2. Ici les T.D. (t. 51, p. 167) indiquent *inachevé*. Cependant la suite du texte se trouve dans le ms CS 104. Ce ms est constitué de feuilles séparées de nature diverse agrafées ensemble sous une seule et même cote d'archive. L'une de ces feuilles commence par les mots sur lesquels notre texte est resté suspendu, à savoir *ou qui nient mais*. Elle a d'ailleurs été transcrite en T.D. 46, p. 271, sous le titre "fragment d'un début de carême à la cathédrale de Nîmes" (dans cette banque de données = document D00923). Nous la remettons ici dans son contexte.

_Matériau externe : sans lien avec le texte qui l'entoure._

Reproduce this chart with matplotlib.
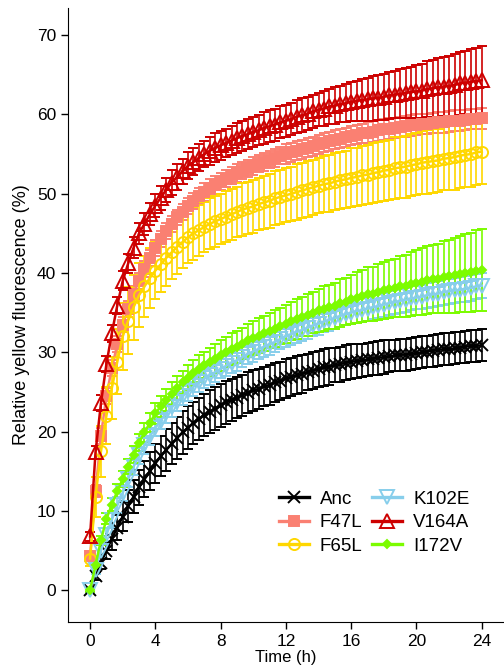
import numpy as np
import matplotlib
matplotlib.use("Agg")
import matplotlib.pyplot as plt
from matplotlib.lines import Line2D

plt.rcParams['font.family'] = ['Liberation Sans', 'DejaVu Sans']

# sampling every 20 min over 24 h
time_h = np.arange(73) / 3.0

anc = [0.0, 1.8, 3.5, 5.0, 6.5, 7.9, 9.3, 10.6, 11.8, 13.0, 14.0, 15.0,
       16.0, 16.9, 17.7, 18.5, 19.2, 19.9, 20.5, 21.1, 21.6, 22.1, 22.5, 22.9,
       23.3, 23.7, 24.0, 24.3, 24.6, 24.9, 25.2, 25.4, 25.7, 25.9, 26.2, 26.4,
       26.7, 26.9, 27.1, 27.3, 27.5, 27.7, 27.9, 28.1, 28.2, 28.4, 28.5, 28.7,
       28.8, 28.9, 29.0, 29.1, 29.2, 29.3, 29.4, 29.5, 29.6, 29.7, 29.7, 29.8,
       29.9, 30.0, 30.1, 30.2, 30.3, 30.4, 30.4, 30.5, 30.6, 30.7, 30.8, 30.8,
       30.9]
anc_err = [0.2, 0.5, 0.8, 1.1, 1.4, 1.6, 1.8, 2.0, 2.1, 2.2, 2.3, 2.4,
           2.5, 2.5, 2.6, 2.6, 2.6, 2.7, 2.7, 2.7, 2.7, 2.7, 2.7, 2.7,
           2.7, 2.7, 2.6, 2.6, 2.6, 2.6, 2.6, 2.5, 2.5, 2.5, 2.5, 2.4,
           2.4, 2.4, 2.4, 2.4, 2.3, 2.3, 2.3, 2.3, 2.3, 2.2, 2.2, 2.2,
           2.2, 2.2, 2.1, 2.1, 2.1, 2.1, 2.1, 2.0, 2.0, 2.0, 2.0, 2.0,
           2.0, 2.0, 2.0, 2.0, 2.0, 2.0, 2.0, 2.0, 2.0, 2.0, 2.0, 2.0,
           2.0]

f47l = [4.3, 12.5, 19.5, 24.5, 28.0, 31.0, 33.5, 35.5, 37.4, 39.0, 40.5, 41.9,
        43.2, 44.3, 45.3, 46.2, 47.0, 47.7, 48.4, 49.1, 49.7, 50.2, 50.7, 51.1,
        51.5, 51.9, 52.3, 52.6, 52.9, 53.2, 53.5, 53.8, 54.0, 54.3, 54.5, 54.8,
        55.0, 55.2, 55.4, 55.6, 55.8, 56.0, 56.2, 56.4, 56.6, 56.8, 56.9, 57.1,
        57.3, 57.4, 57.6, 57.7, 57.8, 58.0, 58.1, 58.2, 58.3, 58.4, 58.5, 58.6,
        58.7, 58.8, 58.8, 58.9, 59.0, 59.0, 59.1, 59.2, 59.2, 59.3, 59.4, 59.4,
        59.5]
f47l_err = [0.5, 0.8, 1.0, 1.0, 1.0, 1.0, 1.0, 1.0, 1.0, 1.0, 1.0, 1.0,
            1.0, 1.0, 1.0, 1.0, 1.0, 1.0, 1.0, 1.0, 1.0, 1.1, 1.1, 1.1,
            1.1, 1.1, 1.1, 1.1, 1.1, 1.1, 1.1, 1.1, 1.1, 1.1, 1.1, 1.1,
            1.2, 1.2, 1.2, 1.2, 1.2, 1.2, 1.2, 1.2, 1.2, 1.2, 1.2, 1.2,
            1.2, 1.2, 1.2, 1.3, 1.3, 1.3, 1.3, 1.3, 1.3, 1.3, 1.3, 1.3,
            1.3, 1.3, 1.3, 1.3, 1.3, 1.3, 1.3, 1.3, 1.3, 1.3, 1.3, 1.3,
            1.3]

f65l = [4.0, 11.8, 17.5, 22.0, 25.5, 28.8, 32.0, 34.0, 35.7, 37.2, 38.3, 39.4,
        40.3, 41.1, 41.9, 42.6, 43.3, 43.9, 44.5, 45.0, 45.4, 45.8, 46.2, 46.5,
        46.8, 47.1, 47.4, 47.7, 48.0, 48.2, 48.4, 48.7, 48.9, 49.1, 49.4, 49.6,
        49.8, 50.0, 50.2, 50.4, 50.6, 50.8, 51.0, 51.2, 51.3, 51.5, 51.7, 51.8,
        52.0, 52.1, 52.3, 52.4, 52.6, 52.7, 52.9, 53.0, 53.2, 53.3, 53.4, 53.6,
        53.7, 53.9, 54.0, 54.1, 54.2, 54.4, 54.5, 54.6, 54.8, 54.9, 55.0, 55.2,
        55.3]
f65l_err = [1.0, 2.5, 3.2, 3.6, 3.9, 4.1, 4.2, 4.2, 4.1, 4.0, 3.9, 3.8,
            3.6, 3.5, 3.5, 3.4, 3.4, 3.3, 3.3, 3.3, 3.2, 3.2, 3.2, 3.2,
            3.2, 3.2, 3.2, 3.2, 3.3, 3.3, 3.3, 3.3, 3.3, 3.4, 3.4, 3.4,
            3.4, 3.4, 3.5, 3.5, 3.5, 3.5, 3.5, 3.5, 3.6, 3.6, 3.6, 3.6,
            3.7, 3.7, 3.7, 3.7, 3.8, 3.8, 3.8, 3.8, 3.9, 3.9, 3.9, 3.9,
            3.9, 4.0, 4.0, 4.0, 4.0, 4.0, 4.0, 4.1, 4.1, 4.1, 4.1, 4.1,
            4.1]

k102e = [0.0, 2.6, 5.0, 7.0, 8.9, 10.7, 12.3, 14.0, 15.6, 17.0, 18.3, 19.4,
         20.5, 21.4, 22.3, 23.1, 23.8, 24.5, 25.1, 25.7, 26.2, 26.7, 27.1, 27.5,
         27.9, 28.3, 28.7, 29.0, 29.4, 29.8, 30.1, 30.4, 30.7, 31.0, 31.3, 31.7,
         32.0, 32.3, 32.6, 32.8, 33.1, 33.4, 33.6, 33.9, 34.1, 34.3, 34.6, 34.8,
         35.0, 35.2, 35.3, 35.5, 35.7, 35.8, 36.0, 36.2, 36.3, 36.5, 36.6, 36.8,
         36.9, 37.0, 37.2, 37.3, 37.4, 37.6, 37.7, 37.8, 37.9, 38.0, 38.1, 38.3,
         38.4]
k102e_err = [0.3, 0.5, 0.7, 0.8, 0.9, 1.0, 1.0, 1.0, 1.1, 1.1, 1.1, 1.1,
             1.1, 1.1, 1.2, 1.2, 1.2, 1.2, 1.2, 1.2, 1.2, 1.2, 1.2, 1.2,
             1.2, 1.3, 1.3, 1.3, 1.3, 1.3, 1.3, 1.3, 1.3, 1.3, 1.3, 1.3,
             1.3, 1.4, 1.4, 1.4, 1.4, 1.4, 1.4, 1.4, 1.4, 1.4, 1.4, 1.4,
             1.4, 1.5, 1.5, 1.5, 1.5, 1.5, 1.5, 1.5, 1.5, 1.5, 1.5, 1.5,
             1.5, 1.5, 1.6, 1.6, 1.6, 1.6, 1.6, 1.6, 1.6, 1.6, 1.6, 1.6,
             1.6]

v164a = [6.8, 17.4, 23.6, 28.5, 32.4, 35.9, 39.0, 41.2, 43.2, 45.0, 46.2, 47.4,
         48.5, 49.5, 50.5, 51.4, 52.1, 52.8, 53.5, 54.0, 54.5, 55.0, 55.4, 55.8,
         56.1, 56.4, 56.7, 57.0, 57.3, 57.5, 57.8, 58.0, 58.3, 58.5, 58.7, 59.0,
         59.2, 59.4, 59.7, 59.9, 60.1, 60.4, 60.6, 60.7, 61.0, 61.1, 61.3, 61.4,
         61.6, 61.7, 61.8, 61.9, 62.0, 62.1, 62.2, 62.4, 62.5, 62.6, 62.7, 62.8,
         62.9, 63.0, 63.2, 63.3, 63.4, 63.5, 63.6, 63.7, 63.9, 64.0, 64.1, 64.2,
         64.3]
v164a_err = [0.6, 0.8, 1.0, 1.0, 1.1, 1.1, 1.2, 1.2, 1.3, 1.3, 1.4, 1.4,
             1.5, 1.5, 1.5, 1.6, 1.6, 1.6, 1.7, 1.7, 1.7, 1.7, 1.8, 1.8,
             1.8, 1.8, 1.8, 1.9, 1.9, 1.9, 1.9, 1.9, 2.0, 2.0, 2.0, 2.0,
             2.0, 2.0, 2.1, 2.1, 2.1, 2.1, 2.1, 2.2, 2.2, 2.3, 2.3, 2.4,
             2.5, 2.5, 2.6, 2.7, 2.8, 2.8, 2.9, 3.0, 3.0, 3.1, 3.2, 3.2,
             3.3, 3.4, 3.5, 3.6, 3.7, 3.7, 3.8, 3.9, 4.0, 4.0, 4.1, 4.2,
             4.3]

i172v = [0.0, 3.2, 6.3, 9.0, 10.8, 12.5, 14.0, 15.6, 17.1, 18.6, 19.9, 21.1,
         22.3, 23.2, 24.0, 24.8, 25.5, 26.2, 26.8, 27.4, 27.9, 28.4, 28.8, 29.2,
         29.6, 30.0, 30.4, 30.7, 31.1, 31.5, 31.8, 32.1, 32.4, 32.7, 33.0, 33.3,
         33.6, 33.9, 34.2, 34.5, 34.7, 35.0, 35.3, 35.5, 35.7, 35.9, 36.2, 36.4,
         36.7, 36.9, 37.1, 37.3, 37.4, 37.6, 37.8, 38.0, 38.1, 38.3, 38.4, 38.6,
         38.8, 38.9, 39.1, 39.2, 39.3, 39.5, 39.6, 39.7, 39.9, 40.0, 40.1, 40.3,
         40.4]
i172v_err = [0.2, 0.4, 0.6, 0.7, 0.8, 0.9, 1.0, 1.0, 1.1, 1.1, 1.2, 1.2,
             1.3, 1.3, 1.4, 1.4, 1.5, 1.5, 1.6, 1.6, 1.7, 1.7, 1.8, 1.8,
             1.9, 1.9, 2.0, 2.0, 2.0, 2.1, 2.1, 2.2, 2.2, 2.2, 2.3, 2.3,
             2.4, 2.4, 2.5, 2.5, 2.6, 2.6, 2.7, 2.8, 2.8, 2.9, 3.0, 3.0,
             3.1, 3.2, 3.3, 3.4, 3.4, 3.5, 3.6, 3.7, 3.7, 3.8, 3.9, 4.0,
             4.1, 4.2, 4.3, 4.3, 4.4, 4.5, 4.6, 4.7, 4.8, 4.9, 5.0, 5.1,
             5.2]

labels = ['Anc', 'F47L', 'F65L', 'K102E', 'V164A', 'I172V']
means = [anc, f47l, f65l, k102e, v164a, i172v]
errs = [anc_err, f47l_err, f65l_err, k102e_err, v164a_err, i172v_err]
colors = ['black', '#FA8072', '#FFD700', '#87CEEB', '#CD0000', '#7CFC00']
markers = ['x', 's', 'o', 'v', '^', 'D']
msizes = [8, 7.5, 8, 10, 10, 4.5]
filled = [True, True, False, False, False, True]

fig = plt.figure(figsize=(5.04, 6.70), dpi=100)
ax = fig.add_axes([0.135, 0.0716, 0.863, 0.9164])

handles = []
for lab, m, e, c, mk, ms, fl in zip(labels, means, errs, colors, markers, msizes, filled):
    ax.errorbar(time_h, m, yerr=e, color=c, ecolor=c, lw=1.8, elinewidth=1.2,
                capsize=3.5, capthick=1.2, marker=mk, ms=ms, mew=1.4,
                mfc=c if fl else 'none', mec=c)
    handles.append(Line2D([], [], color=c, lw=2.4, marker=mk, ms=ms, mew=1.4,
                          mfc=c if fl else 'none', mec=c))

ax.set_xlim(-1.35, 25.3)
ax.set_ylim(-4.0, 73.4)
ax.set_xticks(range(0, 25, 4))
ax.set_yticks(range(0, 71, 10))
ax.spines['top'].set_visible(False)
ax.spines['right'].set_visible(False)
ax.tick_params(direction='out', length=5, width=1, labelsize=12.5)
ax.set_xlabel('Time (h)', fontsize=12, labelpad=1)
ax.set_ylabel('Relative yellow fluorescence (%)', fontsize=13, labelpad=5)

ax.legend(handles, labels, ncol=2, loc='upper left', bbox_to_anchor=(0.467, 0.226),
          frameon=False, fontsize=13.5, handlelength=1.6, handletextpad=0.6,
          columnspacing=0.5, labelspacing=0.33, borderaxespad=0)

fig.savefig('out.png', dpi=100)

3. Au milieu de la feuille séparée faisant partie du ms CS 104, on lit: *J'avais d'abord. Voir introduction*. - Ceci nous renvoie à la p. 222 de notre cahier, juste avant le sermon sur "Dieu" que nous sommes occupés à reproduire. A cet endroit, sous le titre "*Introduction* au carême 1849 - cathédrale", se trouve un texte commençant par *J'avais d'abord*. Il est précédé de 7 et suivi de 13 lignes barrées. Ne disposant plus d'assez de place pour l'achever, le P. d'Alzon l'a continué sur une feuille volante qui a fini par se trouver séparée du reste. Nous intercalons ici, à la place qui lui revient, ce bout d'introduction.
4. Fin du texte de BN11 p. 222 (T.D. 51, p. 162) et retour à CS 104 (T.D. 46, p. 271) pour un dernier paragraphe (jusque *Ave Maria*).